To dlatego Gwiezdny Niszczyciel znajdował się na orbicie – wymyśliłem sobie, że Teagan jest jedną z planet, na którą Imperium zrzuciło klony i kazał im tam żyć. Praktyczna nieobecność klonów środkowej trylogii SW jest dla mnie jednym z bardziej rażących niespójności tego uniwersum. A ponieważ mnie to ciekawiło zrobiłem planetę, na której klony żyją, ale nie mogą się z niej wydostać, ani w sumie nie są potrzebni.
Dawni wojownicy teraz rozbrojeni robią się coraz bardziej niespokojni. Część z nich tworzy siły policyjne, innych te same siły muszą siłą kontrolować. Czuć, że to napięcie stworzyło bombę z opóźnionym zapłonem. Do tego miksu dodałem rasę Devonów. Ponieważ Dead in Water o nich wspomina, ale nic o nich nie wiadomo, to by podkreślić atmosferę niezrozumienia znalazłem obrazek, na którym są obcy bez ust i uznałem, że komunikują się oni za pomocą czegoś a’la fale radiowe.
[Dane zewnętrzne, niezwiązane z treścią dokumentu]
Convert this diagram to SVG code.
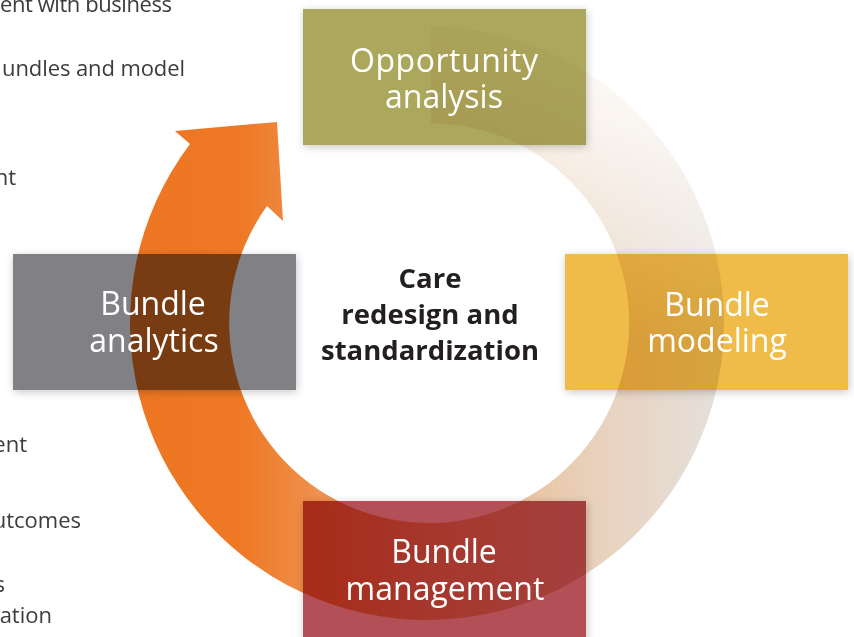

Myślałem, że to zagra, gdy gracze zażądają wyjaśnień odnośnie tego, że na Teagan wyprodukowano droidy bojowe, ale BG zupełnie zignorowali ten wątek. Trochę mnie to zdziwiło, bo to byłaby fajna scena dla negocjatora Martle’a, ale znów myślałem tym jak sam bym grał – cisnął ku scenom, kiedy mogę coś ugrać moją postacią. Trudno, obrazek “króla Devonów” się zmarnował.
It’s a trap!
BG wybrali inną ścieżkę – nie widząc innej opcji postanowili umyślnie wystawić się na ryzyko pozując na kupców takich, którzy chcą kupić kolejne droideki. Z pomocą Deery Shoo porozpuszczali plotki i dwuznaczne sugestie w kosmoporcie licząc, że ten, z kim kontaktował się Kog musi skontaktować się z nimi. Postanowiłem, że tak będzie, ale postanowiłem wykorzystać inny front, który miałem gotowy na Teagan – łowców nagród wysłanych przez Pua Zauga tropem B0. Zakończyłem tę sesję w ten sposób, że grupka klonów zabiera BG na spotkanie z tajemniczym kontrahentem. Ale wszyscy wiedzą, że skończy się to źle.
Jak bardzo źle i co tak naprawdę nie wypali? Czy uda się stworzyć jakieś fajne sceny z klonami? O tym w następnym raporcie.